Young took us through a brief history of mobile games, from Snake on Nokia handsets, all the way up to the pre-iPhone era, which he says "was a lame everything." They were focused on porting games to every carrier and handset, but that meant a lot of busy work going into reworking old games, and not focusing on new titles. "At EA, we spent 90% of the manpower on porting games, and only 10% creating."



In Young's opinion, the iPhone came along and changed everything. "The iPhone is the beginning of something very special," he said, comparing it to the times when VCS, NES, GameBoy, Xbox Live, and MMOs came along. He had one slide using numbers from Morgan Stanley that point out how huge the iPhone's market share is, compared to where the PSP and DS were at similar points in their launch cycle. "This is rapidly becoming the most important device that I've ever owned. It is an all-encompassing, complete device. So much better than everything else that had come before it." So, in case you hadn't noticed just yet, he really loves the iPhone.

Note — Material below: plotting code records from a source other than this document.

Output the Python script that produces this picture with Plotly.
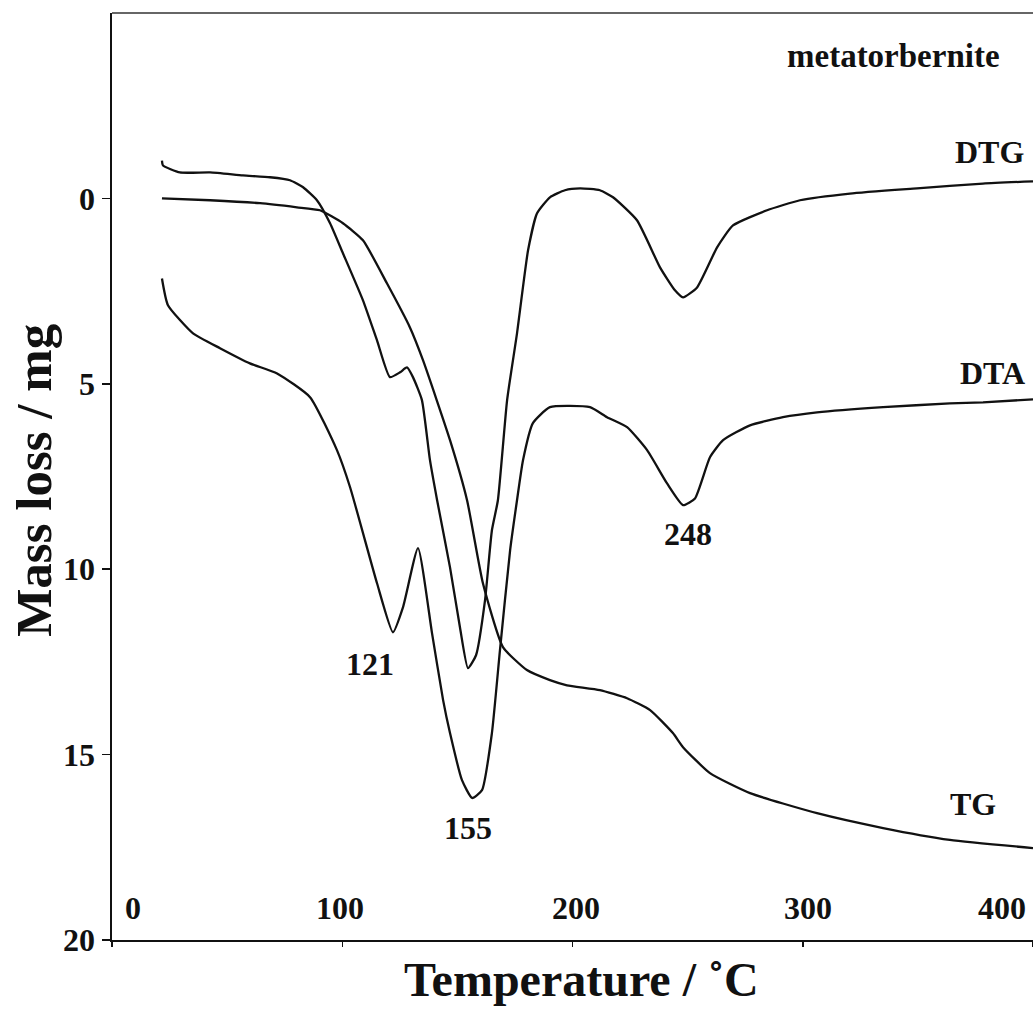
import plotly.graph_objects as go

# ---- data (temperature in °C, signal on the "Mass loss / mg" scale) ----
dtg_t = [21.7, 22.1, 29.5, 42.6, 56.9, 68.6, 77.3, 83.0, 89.0, 94.7, 100.3, 109.0, 115.1,
         120.7, 125.1, 128.1, 130.7, 134.6, 138.1, 141.2, 146.8, 151.1, 154.6, 158.1,
         162.0, 165.0, 167.6, 171.6, 175.9, 180.7, 184.6, 190.2, 196.7, 203.3, 211.9,
         217.6, 228.0, 238.0, 244.5, 248.0, 254.1, 262.8, 269.7, 284.5, 298.8, 320.5,
         349.6, 378.3, 400.0]
dtg_v = [-1.02, -0.89, -0.70, -0.70, -0.62, -0.57, -0.49, -0.30, 0.05, 0.67, 1.48, 2.75, 3.83,
         4.82, 4.69, 4.56, 4.82, 5.44, 7.06, 8.14, 9.95, 11.56, 12.67, 12.32,
         10.84, 8.95, 8.14, 5.44, 3.64, 1.40, 0.40, -0.03, -0.22, -0.27, -0.22,
         -0.03, 0.59, 1.86, 2.48, 2.67, 2.40, 1.32, 0.73, 0.32, 0.05, -0.13,
         -0.27, -0.40, -0.46]

dta_t = [21.7, 24.3, 35.2, 46.9, 59.9, 71.7, 86.0, 97.7, 103.4, 115.1, 122.0, 126.4, 132.9,
         139.0, 143.8, 146.8, 152.0, 156.4, 160.7, 165.0, 168.5, 172.9, 175.9, 178.5,
         182.8, 190.2, 207.6, 215.0, 223.7, 232.4, 241.0, 248.0, 253.2, 259.7, 265.4,
         277.1, 291.4, 306.2, 334.9, 363.9, 378.3, 400.0]
dta_v = [2.16, 2.88, 3.64, 4.04, 4.45, 4.72, 5.36, 6.79, 7.79, 10.38, 11.70, 11.02, 9.43,
         11.73, 13.53, 14.42, 15.69, 16.17, 15.96, 14.42, 12.18, 9.49, 8.14, 7.06,
         6.06, 5.63, 5.63, 5.90, 6.17, 6.79, 7.68, 8.27, 8.09, 6.98, 6.52,
         6.12, 5.90, 5.77, 5.63, 5.53, 5.50, 5.42]

tg_t = [21.7, 42.6, 64.3, 80.3, 90.3, 100.3, 109.0, 119.4, 129.4, 135.1, 146.8, 154.2,
        161.1, 169.8, 180.2, 190.2, 197.6, 211.9, 223.7, 233.7, 243.6, 248.0, 259.7,
        277.1, 306.2, 334.9, 363.9, 400.0]
tg_v = [0.0, 0.05, 0.13, 0.24, 0.32, 0.67, 1.13, 2.29, 3.48, 4.37, 6.52, 8.14,
        10.38, 12.10, 12.72, 12.99, 13.13, 13.26, 13.48, 13.80, 14.42, 14.80, 15.50,
        16.04, 16.58, 16.98, 17.30, 17.52]

x_ticks = [0, 100, 200, 300, 400]
x_tick_labels = ["0", "100", "200", "300", "400"]
y_ticks = [0, 5, 10, 15, 20]

curve_labels = ["DTG", "DTA", "TG"]
curve_label_pos = [(381.3, -1.24), (382.6, 4.72), (373.9, 16.33)]
peak_labels = ["121", "155", "248"]
peak_label_pos = [(112.1, 12.56), (154.6, 16.98), (250.2, 9.06)]
sample_name = "metatorbernite"

FONT = "Liberation Serif"
INK = "#111111"

fig = go.Figure()
for t, v, name in [(dtg_t, dtg_v, "DTG"), (dta_t, dta_v, "DTA"), (tg_t, tg_v, "TG")]:
    fig.add_trace(go.Scatter(x=t, y=v, mode="lines", name=name,
                             line=dict(color=INK, width=2.3, shape="spline", smoothing=0.5),
                             showlegend=False, hoverinfo="skip"))

ann = []
for txt, (x, y) in zip(curve_labels, curve_label_pos):
    ann.append(dict(x=x, y=y, text="<b>%s</b>" % txt, showarrow=False,
                    font=dict(family=FONT, size=32, color=INK)))
for txt, (x, y) in zip(peak_labels, peak_label_pos):
    ann.append(dict(x=x, y=y, text="<b>%s</b>" % txt, showarrow=False,
                    font=dict(family=FONT, size=32, color=INK)))
ann.append(dict(x=339.2, y=-3.85, text="<b>%s</b>" % sample_name, showarrow=False,
                font=dict(family=FONT, size=33, color=INK)))

# x tick labels drawn inside the frame, above the axis
x_label_shift = [21, -2, 3, 5, -31]
for v, txt, sh in zip(x_ticks, x_tick_labels, x_label_shift):
    ann.append(dict(x=v, y=0, xref="x", yref="paper", yanchor="bottom", yshift=12,
                    xshift=sh, text="<b>%s</b>" % txt, showarrow=False,
                    font=dict(family=FONT, size=32, color=INK)))

# axis titles
ann.append(dict(x=-0.084, y=0.496, xref="paper", yref="paper", textangle=-90,
                xanchor="center", yanchor="middle",
                text="<b>Mass loss / mg</b>", showarrow=False,
                font=dict(family=FONT, size=51, color=INK)))
ann.append(dict(x=0.51, y=-0.043, xref="paper", yref="paper",
                xanchor="center", yanchor="middle",
                text="<b>Temperature / ˚C</b>", showarrow=False,
                font=dict(family=FONT, size=48, color=INK)))

fig.update_layout(
    width=1033, height=1030,
    margin=dict(l=112, r=0, t=13, b=90),
    paper_bgcolor="white", plot_bgcolor="white",
    annotations=ann,
    xaxis=dict(range=[0, 400], showgrid=False, zeroline=False,
               showline=True, linecolor=INK, linewidth=2,
               tickmode="array", tickvals=x_ticks, ticks="outside",
               ticklen=5, tickwidth=1.5, tickcolor=INK, showticklabels=False),
    yaxis=dict(range=[20, -5], showgrid=False, zeroline=False,
               showline=True, linecolor=INK, linewidth=2.5,
               tickmode="array", tickvals=y_ticks, ticks="outside",
               ticklen=8, tickwidth=1.5, tickcolor=INK,
               tickfont=dict(family=FONT, size=32, color=INK, weight="bold")),
    shapes=[dict(type="line", xref="paper", yref="paper", x0=0, x1=1, y0=1, y1=1,
                 line=dict(color="#333333", width=1.5))],
)

fig.write_html("out.html", config={"displayModeBar": False, "staticPlot": True},
               post_script="document.body.style.margin='0';document.body.style.overflow='hidden';")
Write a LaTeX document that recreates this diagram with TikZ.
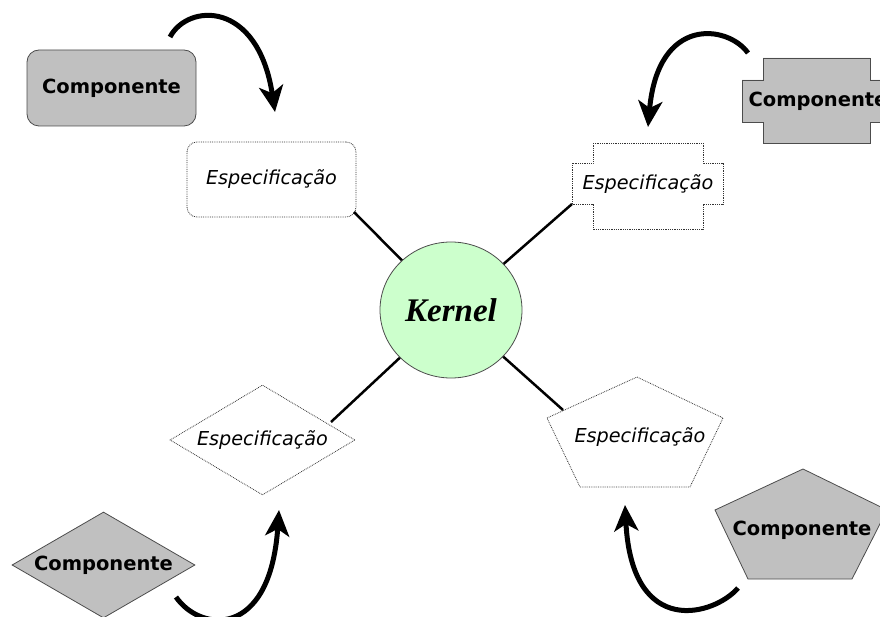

He also flaunted the iPhone App Store numbers, which currently state that there are over 25,000 applications in the app store, and the largest category is gaming. They've already had 800 million downloads so far, and on average over 165 new apps appear per day in the store. That has to make you wonder when it will eventually end up collapsing under its own success. How can you rate, review, or even wade through that many new applications per day? "Even good games aren't successful," Young said, underlining this problem.



Young imagined what Nintendo would focus on if it had invented the iPhone, pointing out that the DS moved ahead of the PSP because it focused on innovative strengths: the touch input ability and the dual screens. If Nintendo had worked on the iPhone, it would build "only on iPhone" games, keep the users context in mind (i.e. the camera, the GPS location, and so on), and would use the native functionality of the device to design games... like having it integrate with your contact list, or possibly involving the phone in some manner. "Don't let the haters tell you the iPhone sucks compared to the DS or the PSP, because it doesn't. It's good."

Tomorrow's iPhone games will feature more online multiplayer, will be more social, and will use VOIP, push, in-app commerce, and other innovations to harness the power of the phone, according to Young. He showed off the video from Apple's iPhone 3.0 software event last week, which introduced us to Livefire, the upcoming FPS. It has a "Call for Help" feature which can pull your buddies into the game, uses in-game chat, and he purchased a rocket launcher upgrade while playing in order to kick his opponent's ass. Although he was quick to claim, "We're not going to sell rocket launcher for .99 cents. We're not emphasizing commerce over gameplay."

While the iPhone gaming revolution remains to be seen, we're hoping to see a lot less quagmire and a lot more quality. If someone can harness Young's enthusiasm and channel it into pure game development, it might just work.